Karl Scott

Seattle Seahawks
- Title: Defensive backs coach/Defensive passing game coordinator

Personal information
- Born: May 2, 1985 (age 41) Houston, Texas, U.S.

Career information
- College: McMurry

Career history
- Delta State (2007) Graduate assistant; Tusculum College (2008–2011) Defensive backs coach; Southeastern Louisiana (2012–2013) Linebackers coach; Southeastern Louisiana (2014) Defensive coordinator; Louisiana Tech (2015) Defensive backs coach; Texas Tech (2016–2017) Defensive backs coach; Alabama (2018–2020) Defensive backs coach; Minnesota Vikings (2021) Defensive backs coach; Seattle Seahawks (2022–present) Defensive backs coach/Defensive passing game coordinator;

Awards and highlights
- Super Bowl champion (LX); CFP national champion (2020);

= Karl Scott =

American football coach (born 1985)

Karl Scott (born May 2, 1985) is an American professional football coach for the Seattle Seahawks.

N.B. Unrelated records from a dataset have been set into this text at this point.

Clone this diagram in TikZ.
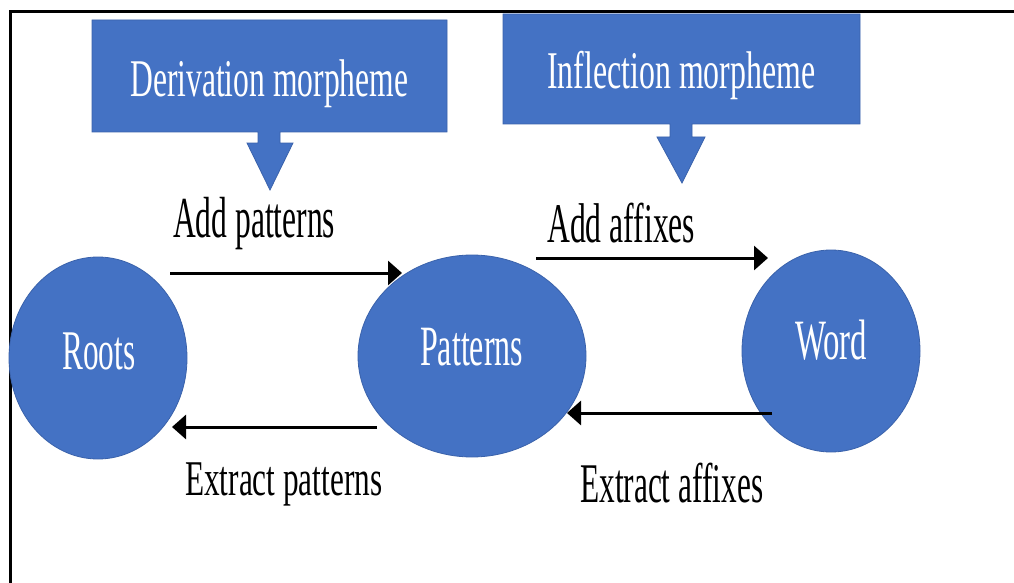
\documentclass[tikz,border=0pt]{standalone}
\usepackage{fontspec}
\setmainfont{Liberation Serif}
\usetikzlibrary{arrows.meta,shapes.geometric}
\definecolor{ofblue}{HTML}{4472C4}
\definecolor{ofedge}{HTML}{3A62AB}
% condensed label: target width (pt), font size (pt), text
\newcommand\fitw[3]{\resizebox{#1pt}{\height}{\fontsize{#2}{#2}\selectfont #3}}

\begin{document}
\begin{tikzpicture}[x=1pt,y=-1pt,
  blob/.style={ellipse,fill=ofblue,draw=ofedge,line width=0.8pt,inner sep=0pt},
  callout/.style={fill=ofblue,draw=ofedge,line width=0.8pt},
  wlbl/.style={inner sep=0pt,anchor=base west,text=white},
  blbl/.style={inner sep=0pt,anchor=base west,text=black},
  conn/.style={line width=3pt,-{Triangle[length=14pt,width=24pt]}}]
\useasboundingbox (0,0) rectangle (1014,583);
\fill[white] (0,0) rectangle (1014,583);

% frame
\draw[line width=3pt] (10,583) -- (10,12) -- (1014,12);

% down-arrow callouts
\draw[callout] (92,20) -- (447,20) -- (447,132) -- (280,132) -- (280,143)
  -- (293,143) -- (270,190) -- (247,143) -- (258,143) -- (258,132)
  -- (92,132) -- cycle;
\draw[callout] (503,14) -- (860,14) -- (860,124) -- (692,124) -- (692,137)
  -- (705,137) -- (682,183) -- (657,137) -- (670,137) -- (670,124)
  -- (503,124) -- cycle;
\node[wlbl] (deriv) at (130,97) {\fitw{278}{53}{Derivation morpheme}};
\node[wlbl] (infl) at (547,89) {\fitw{268}{53}{Inflection morpheme}};

% word-formation stages
\node[blob,minimum width=178pt,minimum height=202pt] (roots) at (98,358) {};
\node[blob,minimum width=228pt,minimum height=202pt] (patterns) at (472,356) {};
\node[blob,minimum width=178pt,minimum height=202pt] (word) at (831,351) {};
\node[wlbl] (rootsT) at (62,369) {\fitw{73}{56}{Roots}};
\node[wlbl] (patternsT) at (420,365) {\fitw{103}{57}{Patterns}};
\node[wlbl] (wordT) at (795,359) {\fitw{72}{57}{Word}};

% connectors
\coordinate (addPs) at (170,273);
\coordinate (addPe) at (402,273);
\coordinate (addAs) at (536,258);
\coordinate (addAe) at (768,258);
\coordinate (extPs) at (377,427);
\coordinate (extPe) at (172,427);
\coordinate (extAs) at (772,413);
\coordinate (extAe) at (567,413);
\draw[conn] (addPs) -- (addPe);
\draw[conn] (addAs) -- (addAe);
\draw[conn] (extPs) -- (extPe);
\draw[conn] (extAs) -- (extAe);

% connector labels
\node[blbl] (addP) at (173,237) {\fitw{162}{58}{Add patterns}};
\node[blbl] (addA) at (547,242) {\fitw{148}{56}{Add affixes}};
\node[blbl] (extP) at (185,495) {\fitw{197}{50}{Extract patterns}};
\node[blbl] (extA) at (580,502) {\fitw{183}{56}{Extract affixes}};
\end{tikzpicture}
\end{document}
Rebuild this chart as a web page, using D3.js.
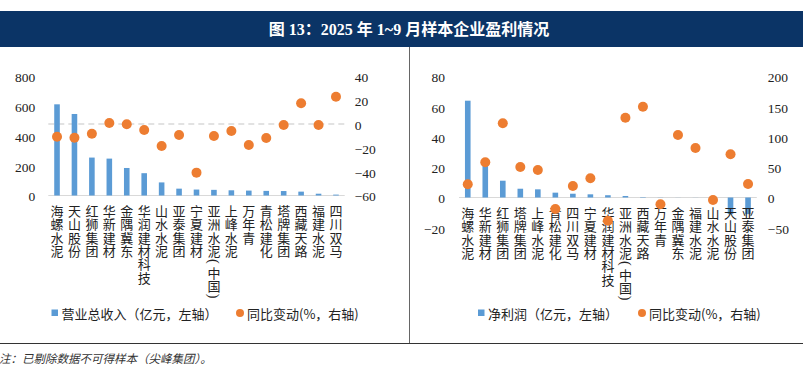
<!DOCTYPE html>
<html><head><meta charset="utf-8">
<script src="https://cdn.jsdelivr.net/npm/d3@7"></script>
<style>
html,body{margin:0;padding:0;background:#fff;}
svg{display:block;}
</style></head>
<body>
<svg id="c" width="803" height="376"></svg>
<script>
const titleText = "图 13：2025 年 1~9 月样本企业盈利情况";
const noteText = "注：已剔除数据不可得样本（尖峰集团）。";

// Left panel: revenue
const catsA = ["海螺水泥","天山股份","红狮集团","华新建材","金隅冀东","华润建材科技","山水水泥","亚泰集团","宁夏建材","亚洲水泥(中国)","上峰水泥","万年青","青松建化","塔牌集团","西藏天路","福建水泥","四川双马"];
const revenue = [613,548,255,248,185,150,88,46,40,38,35,33,31,30,26,12,6];
const revenueYoy = [-10.6,-11.4,-8.1,0.9,-0.2,-5,-18.4,-9.2,-40.8,-10,-5.8,-17.6,-11.7,-0.8,17.5,-0.8,23];
const ticksAL = [0,200,400,600,800];
const ticksAR = [-60,-40,-20,0,20,40];
const legendA = ["营业总收入（亿元，左轴）","同比变动(%，右轴)"];

// Right panel: net profit
const catsB = ["海螺水泥","华新建材","红狮集团","塔牌集团","上峰水泥","青松建化","四川双马","宁夏建材","华润建材科技","亚洲水泥(中国)","西藏天路","万年青","金隅冀东","福建水泥","山水水泥","天山股份","亚泰集团"];
const profit = [64,23,11.1,5.8,5.4,3.2,2.5,2.1,1.5,1.0,0.3,0.1,0.05,0.05,0.05,-11,-11];
const profitYoy = [21.8,58.2,122.6,50.4,45.5,-19,19,31.7,-38.3,131.9,150,-11.2,103.3,81.8,-4.1,71.4,22.3];
const ticksBL = [-20,0,20,40,60,80];
const ticksBR = [-50,0,50,100,150,200];
const legendB = ["净利润（亿元，左轴）","同比变动(%，右轴)"];

const BLUE = "#5b9bd5", ORANGE = "#ed7d31";
const numFont = "'Liberation Serif','Times New Roman',serif";
const cjkFont = "'Noto Sans CJK SC','Liberation Serif',serif";

const svg = d3.select("#c");

// title bar
svg.append("rect").attr("x",0).attr("y",11).attr("width",803).attr("height",36).attr("fill","#0b3466");
svg.append("text").attr("x",409).attr("y",29).attr("text-anchor","middle").attr("dominant-baseline","central")
  .attr("fill","#fff").attr("font-size",16).attr("font-weight","bold")
  .attr("font-family","'Liberation Serif','Noto Sans CJK SC',serif").text(titleText);

// frame lines
svg.append("line").attr("x1",409.5).attr("x2",409.5).attr("y1",47).attr("y2",343).attr("stroke","#666").attr("stroke-width",1);
svg.append("line").attr("x1",0).attr("x2",803).attr("y1",343.5).attr("y2",343.5).attr("stroke","#333").attr("stroke-width",1);
svg.append("text").attr("x",-1).attr("y",358).attr("dominant-baseline","central")
  .attr("font-size",11.5).attr("font-style","italic").attr("fill","#333")
  .attr("font-family",cjkFont).text(noteText);

function panel(o){
  const g = svg.append("g");
  const x = d3.scaleBand().domain(o.cats).range(o.xr).padding(0);
  const yL = d3.scaleLinear().domain(o.dL).range(o.yr);
  const yR = d3.scaleLinear().domain(o.dR).range(o.yr);
  const bw = x.bandwidth()*0.32;

  // axes
  const axL = g.append("g").attr("transform",`translate(${o.xr[0]},0)`)
    .call(d3.axisLeft(yL).tickValues(o.tL).tickSize(0).tickPadding(o.padL));
  const axR = g.append("g").attr("transform",`translate(${o.xr[1]},0)`)
    .call(d3.axisRight(yR).tickValues(o.tR).tickSize(0).tickPadding(o.padR));
  [axL,axR].forEach(a=>{
    a.select(".domain").remove();
    a.selectAll("text").attr("font-family",numFont).attr("font-size",13.5).attr("fill","#222").attr("dy","0.4em");
  });

  // zero / base lines
  g.append("line").attr("x1",o.xr[0]).attr("x2",o.xr[1])
    .attr("y1",yL(0)).attr("y2",yL(0)).attr("stroke","#d9d9d9").attr("stroke-width",1.2);
  if(o.dashZero){
    g.append("line").attr("x1",o.xr[0]).attr("x2",o.xr[1])
      .attr("y1",yR(0)).attr("y2",yR(0)).attr("stroke","#d9d9d9").attr("stroke-width",1.5).attr("stroke-dasharray","6,4");
  }

  // bars
  g.selectAll("rect.bar").data(o.bars).join("rect").attr("class","bar")
    .attr("x",(d,i)=>x(o.cats[i])+x.bandwidth()/2-bw/2)
    .attr("width",bw)
    .attr("y",d=>Math.min(yL(d),yL(0)))
    .attr("height",d=>Math.abs(yL(d)-yL(0)))
    .attr("fill",BLUE);

  // category labels (vertical stacked characters)
  const step = 13.3;
  o.cats.forEach(c=>{
    const cx = x(c)+x.bandwidth()/2;
    let yy = o.labelTop;
    Array.from(c).forEach(ch=>{
      const paren = (ch==="("||ch===")");
      const adv = paren ? step*0.62 : step;
      const cy = yy + adv/2;
      const t = g.append("text").attr("x",cx).attr("y",cy)
        .attr("text-anchor","middle").attr("dominant-baseline","central")
        .attr("font-size",paren?14:13).attr("fill","#222")
        .attr("font-family",paren?numFont:cjkFont).text(ch);
      if(paren) t.attr("transform",`rotate(90,${cx},${cy})`);
      yy += adv;
    });
  });

  // dots
  g.selectAll("circle.dot").data(o.dots).join("circle").attr("class","dot")
    .attr("cx",(d,i)=>x(o.cats[i])+x.bandwidth()/2)
    .attr("cy",d=>yR(d)).attr("r",5).attr("fill",ORANGE);

  // legend
  const ly = 313;
  g.append("rect").attr("x",o.leg[0]).attr("y",ly-3.5).attr("width",6.5).attr("height",6.5).attr("fill",BLUE);
  g.append("text").attr("x",o.leg[0]+10).attr("y",ly).attr("dominant-baseline","central")
    .attr("font-size",13).attr("fill","#222").attr("font-family",cjkFont).text(o.legText[0]);
  g.append("circle").attr("cx",o.leg[1]).attr("cy",ly).attr("r",4).attr("fill",ORANGE);
  g.append("text").attr("x",o.leg[1]+7).attr("y",ly).attr("dominant-baseline","central")
    .attr("font-size",13).attr("fill","#222").attr("font-family",cjkFont).text(o.legText[1]);
}

panel({cats:catsA, bars:revenue, dots:revenueYoy, xr:[48.3,344.7], yr:[195.5,76.5],
  dL:[0,800], dR:[-60,40], tL:ticksAL, tR:ticksAR, padL:13, padR:10, dashZero:true,
  labelTop:204, leg:[51.5,240], legText:legendA});

panel({cats:catsB, bars:profit, dots:profitYoy, xr:[459,756.8], yr:[227.75,76.5],
  dL:[-20,80], dR:[-50,200], tL:ticksBL, tR:ticksBR, padL:14, padR:11, dashZero:false,
  labelTop:206, leg:[478,642], legText:legendB});
</script>
</body></html>
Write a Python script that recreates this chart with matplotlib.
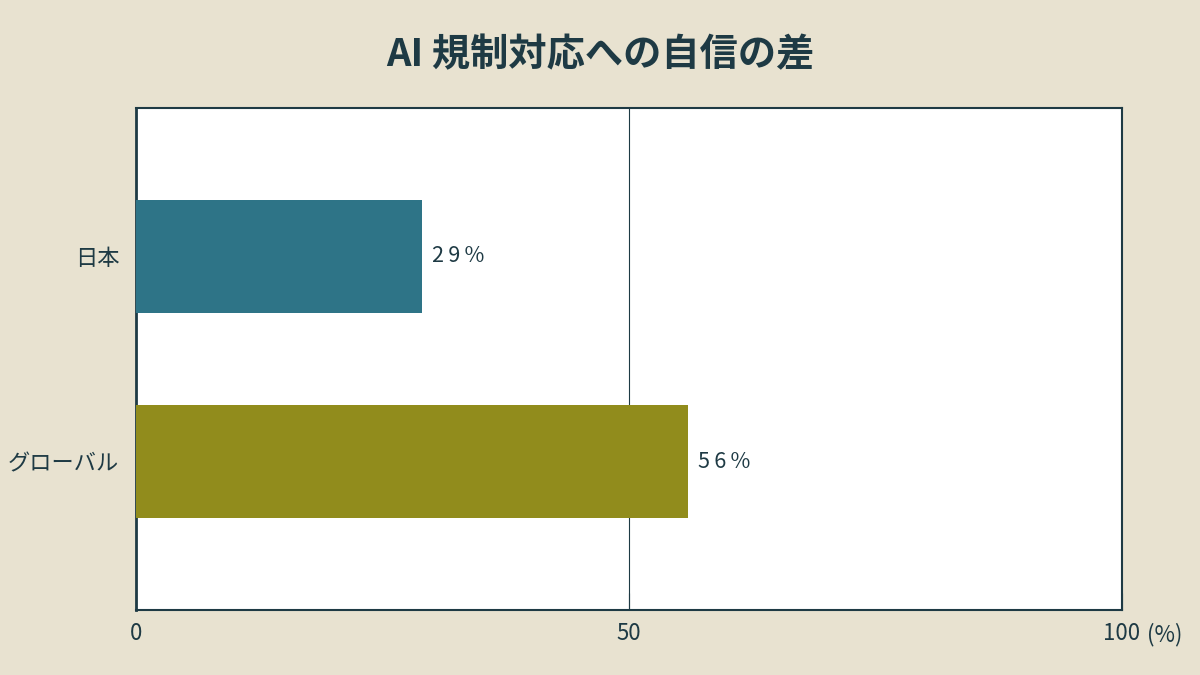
import matplotlib
matplotlib.use("Agg")
import matplotlib.pyplot as plt

plt.rcParams['font.family'] = ['Noto Sans CJK JP', 'DejaVu Sans']

# データ
categories = ["グローバル", "日本"]
values = [56, 29]
bar_colors = ["#918C1C", "#2E7487"]
value_labels = ["56%", "29%"]
x_ticks = [0, 50, 100]
x_tick_labels = ["0", "50", "100"]
title = "AI 規制対応への自信の差"

bg = "#E8E2D0"
ink = "#1E3A44"

fig = plt.figure(figsize=(12, 6.75), dpi=100, facecolor=bg)
ax = fig.add_axes([136 / 1200, 1 - 610 / 675, (1122 - 136) / 1200, (610 - 108) / 675])
ax.set_facecolor("white")

ax.barh(range(len(categories)), values, height=0.55, color=bar_colors, zorder=3)
ax.axvline(50, color=ink, lw=0.8, zorder=2)

# 値ラベル（字間を少し広げる）
for i, (v, lab) in enumerate(zip(values, value_labels)):
    ax.text(v + 1, i, "\u2009".join(lab), va="center", ha="left",
            fontsize=15.5, color=ink, fontfamily=['Noto Sans CJK JP', 'DejaVu Sans'])

ax.set_xlim(0, 100)
ax.set_ylim(-0.72, 1.72)
ax.set_yticks(range(len(categories)))
ax.set_yticklabels(categories, fontsize=16, color=ink)
ax.set_xticks(x_ticks)
ax.set_xticklabels(x_tick_labels, fontsize=16, color=ink)
ax.tick_params(axis="y", length=0, pad=12)
ax.tick_params(axis="x", direction="in", length=12, width=0.8, color=ink, pad=9)

# 単位
ax.text(102.5, -0.048, "(%)", transform=ax.get_xaxis_transform(), ha="left", va="center",
        fontsize=16, color=ink)

for s in ax.spines.values():
    s.set_color(ink)
    s.set_linewidth(1.5)
ax.spines["left"].set_linewidth(2)

fig.text(0.5, 1 - 55 / 675, title, ha="center", va="center", fontsize=27.5,
         fontweight="bold", color=ink)

fig.savefig("out.png", dpi=100, facecolor=bg)
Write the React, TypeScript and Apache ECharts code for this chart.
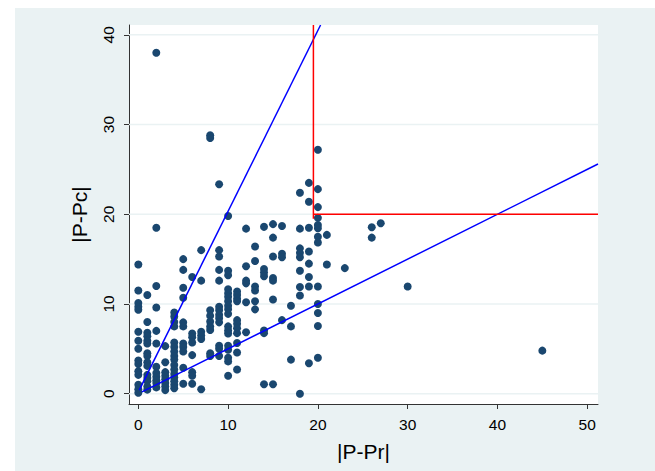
import React, { useEffect, useRef } from "react";
import * as echarts from "echarts";

// x column -> y values
const colX: number[] = [0, 1, 2, 3, 4, 5, 6, 7, 8, 9, 10, 11, 12, 13, 14, 15, 16, 17, 18, 19, 20, 21, 23, 26, 27, 30, 45];
const colY: number[][] = [
  [14.4, 11.5, 10.1, 9.7, 9.35, 6.9, 5.9, 5.0, 3.7, 3.3, 2.5, 2.1, 1.0, 0.5, 0.1],
  [11.0, 8.0, 6.8, 6.4, 5.9, 5.6, 4.5, 4.2, 3.5, 3.1, 2.1, 1.75, 1.4, 0.8, 0.45],
  [38.0, 18.5, 12.0, 9.6, 7.0, 5.6, 3.0, 2.3, 1.9, 1.5, 1.2, 0.7],
  [5.3, 3.5, 2.4, 2.0, 1.6, 1.2, 0.8, 0.4],
  [9.05, 8.6, 8.0, 7.5, 5.7, 5.2, 4.7, 4.2, 3.8, 3.2, 2.7, 2.2, 1.8, 1.4, 1.0, 0.6],
  [15.0, 13.8, 11.8, 10.7, 7.95, 7.5, 5.6, 5.2, 4.7, 2.9, 1.1],
  [13.0, 6.7, 6.3, 5.7, 4.3, 2.4, 2.0, 1.1],
  [16.0, 12.6, 6.9, 6.5, 6.1, 0.5],
  [28.8, 28.5, 9.3, 8.7, 8.05, 7.5, 7.1, 4.5, 4.2],
  [23.35, 16.0, 15.3, 13.8, 12.6, 9.7, 9.3, 8.8, 8.4, 7.95, 5.35, 5.0, 4.2],
  [19.8, 13.7, 13.2, 11.65, 11.2, 10.8, 10.3, 9.8, 9.4, 8.9, 7.5, 7.05, 6.7, 5.35, 4.9, 4.0, 3.6, 2.0],
  [11.4, 11.0, 10.6, 10.3, 8.2, 7.8, 7.3, 6.75, 5.65, 4.6, 2.7],
  [18.4, 14.2, 12.6, 12.3, 10.2, 6.85],
  [16.4, 14.8, 11.95, 11.5, 10.3, 9.4],
  [18.6, 13.9, 13.5, 13.1, 7.05, 6.75, 1.05],
  [18.9, 17.4, 15.3, 12.9, 12.6, 10.5, 1.05],
  [18.7, 15.6, 15.2, 8.2],
  [9.8, 7.5, 3.8],
  [22.4, 18.4, 16.2, 15.7, 15.2, 13.7, 11.9, 10.95, 0.0],
  [23.5, 21.4, 18.5, 15.85, 14.5, 13.0, 11.95, 3.4],
  [27.2, 22.8, 20.8, 19.6, 18.8, 18.45, 17.5, 16.85, 11.95, 10.0, 9.0, 7.55, 4.0],
  [17.7, 14.4],
  [14.0],
  [18.55, 17.4],
  [19.0],
  [11.95],
  [4.8],
];

const steepLine: number[][] = [[0.1, 0.4], [20.3, 41.1]];
const shallowLine: number[][] = [[0.4, 0.2], [51.2, 25.6]];
const redVertical: number[][] = [[19.5, 19.5], [19.5, 41.1]];
const redHorizontal: number[][] = [[19.5, 20], [51.2, 20]];

const xTicks: number[] = [0, 10, 20, 30, 40, 50];
const yTicks: number[] = [0, 10, 20, 30, 40];

const X_MIN = -1.04;
const X_MAX = 51.2;
const Y_MIN = -1.15;
const Y_MAX = 41.1;

export default function App() {
  const ref = useRef<HTMLDivElement>(null);
  useEffect(() => {
    if (!ref.current) return;
    const chart = echarts.init(ref.current, undefined, { renderer: "svg" });
    const points: number[][] = [];
    colX.forEach((x, i) => colY[i].forEach((y) => points.push([x, y])));
    const font = "'Liberation Sans', Arial, Helvetica, sans-serif";
    const gridSeries = yTicks.map((y) => ({
      type: "line",
      data: [[X_MIN, y], [X_MAX, y]],
      showSymbol: false,
      silent: true,
      z: 1,
      lineStyle: { color: "#EAF2F3", width: 1.5 },
    }));
    const lineSeries = (data: number[][], color: string) => ({
      type: "line",
      data,
      showSymbol: false,
      silent: true,
      z: 5,
      lineStyle: { color, width: 1.5 },
    });
    chart.setOption({
      animation: false,
      backgroundColor: "#EAF2F3",
      grid: {
        left: 114,
        right: 57,
        top: 17,
        bottom: 67,
        show: true,
        backgroundColor: "#ffffff",
        borderWidth: 0,
      },
      xAxis: {
        type: "value",
        min: X_MIN,
        max: X_MAX,
        name: "|P-Pr|",
        nameLocation: "middle",
        nameGap: 37,
        nameTextStyle: { fontSize: 21, color: "#000", fontFamily: font },
        axisLine: { show: true, onZero: false, lineStyle: { color: "#333", width: 1 } },
        axisTick: { show: true, length: 5, customValues: xTicks, lineStyle: { color: "#333" } },
        axisLabel: { customValues: xTicks, fontSize: 15.5, color: "#000", fontFamily: font, margin: 12 },
        splitLine: { show: false },
      },
      yAxis: {
        type: "value",
        min: Y_MIN,
        max: Y_MAX,
        name: "|P-Pc|",
        nameLocation: "middle",
        nameGap: 39,
        nameTextStyle: { fontSize: 21, color: "#000", fontFamily: font },
        axisLine: { show: true, onZero: false, lineStyle: { color: "#333", width: 1 } },
        axisTick: { show: true, length: 5, customValues: yTicks, lineStyle: { color: "#333" } },
        axisLabel: { customValues: yTicks, fontSize: 15.5, color: "#000", fontFamily: font, rotate: 90, margin: 13 },
        splitLine: { show: false },
      },
      series: [
        ...gridSeries,
        {
          type: "scatter",
          data: points,
          symbolSize: 8,
          z: 3,
          itemStyle: { color: "#1A476F", opacity: 1 },
        },
        lineSeries(steepLine, "#0000FF"),
        lineSeries(shallowLine, "#0000FF"),
        lineSeries(redVertical, "#FF0000"),
        lineSeries(redHorizontal, "#FF0000"),
      ],
    });
    return () => chart.dispose();
  }, []);
  return (
    <div
      ref={ref}
      style={{ position: "fixed", left: 15, top: 8, width: 640, height: 463 }}
    />
  );
}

He previously coached at the collegiate level at Alabama and Texas Tech.

== Coaching career ==
=== Early coaching career ===
Scott's coaching career began at Delta State as a graduate assistant in 2007. He then went on to work four years at Tusculum College serving as the team's recruiting coordinator, defensive backs coach and linebackers coach. He then went on to coach at Southeastern Louisiana for three years, coaching the linebackers for the first two years and then serving as the defensive coordinator in 2014. In 2015 Scott coached the Louisiana Tech Bulldogs safeties under head coach Skip Holtz. For the next two years he oversaw the entire Red Raider secondary.

===Alabama===
Scott spent three years coaching at the University of Alabama under Nick Saban and defensive coordinator Pete Golding whom he had previously worked with at Southeastern and at Tusculum. Originally he was coaching both positions in the defensive backfield, but for the final two years of his tenure at Alabama he was only coaching corners. In 2020 he was a part of the Alabama undefeated national championship team.

===Minnesota Vikings===
For the 2021 season, the Minnesota Vikings replaced defensive backs coach Daronte Jones with Scott.

===Seattle Seahawks===
On February 8, 2022, Scott has been hired by the Seattle Seahawks as the main Secondary Coach and Passing Game Coordinator. He was retained by new head coach Mike Macdonald when former head coach Pete Carroll stepped down. On February 8, 2026 he was involved with the Seahawks’ win of Super Bowl LX.

==Personal life==
Scott and his wife Taron have 2 daughters, Kina Bailey and Kari Mae.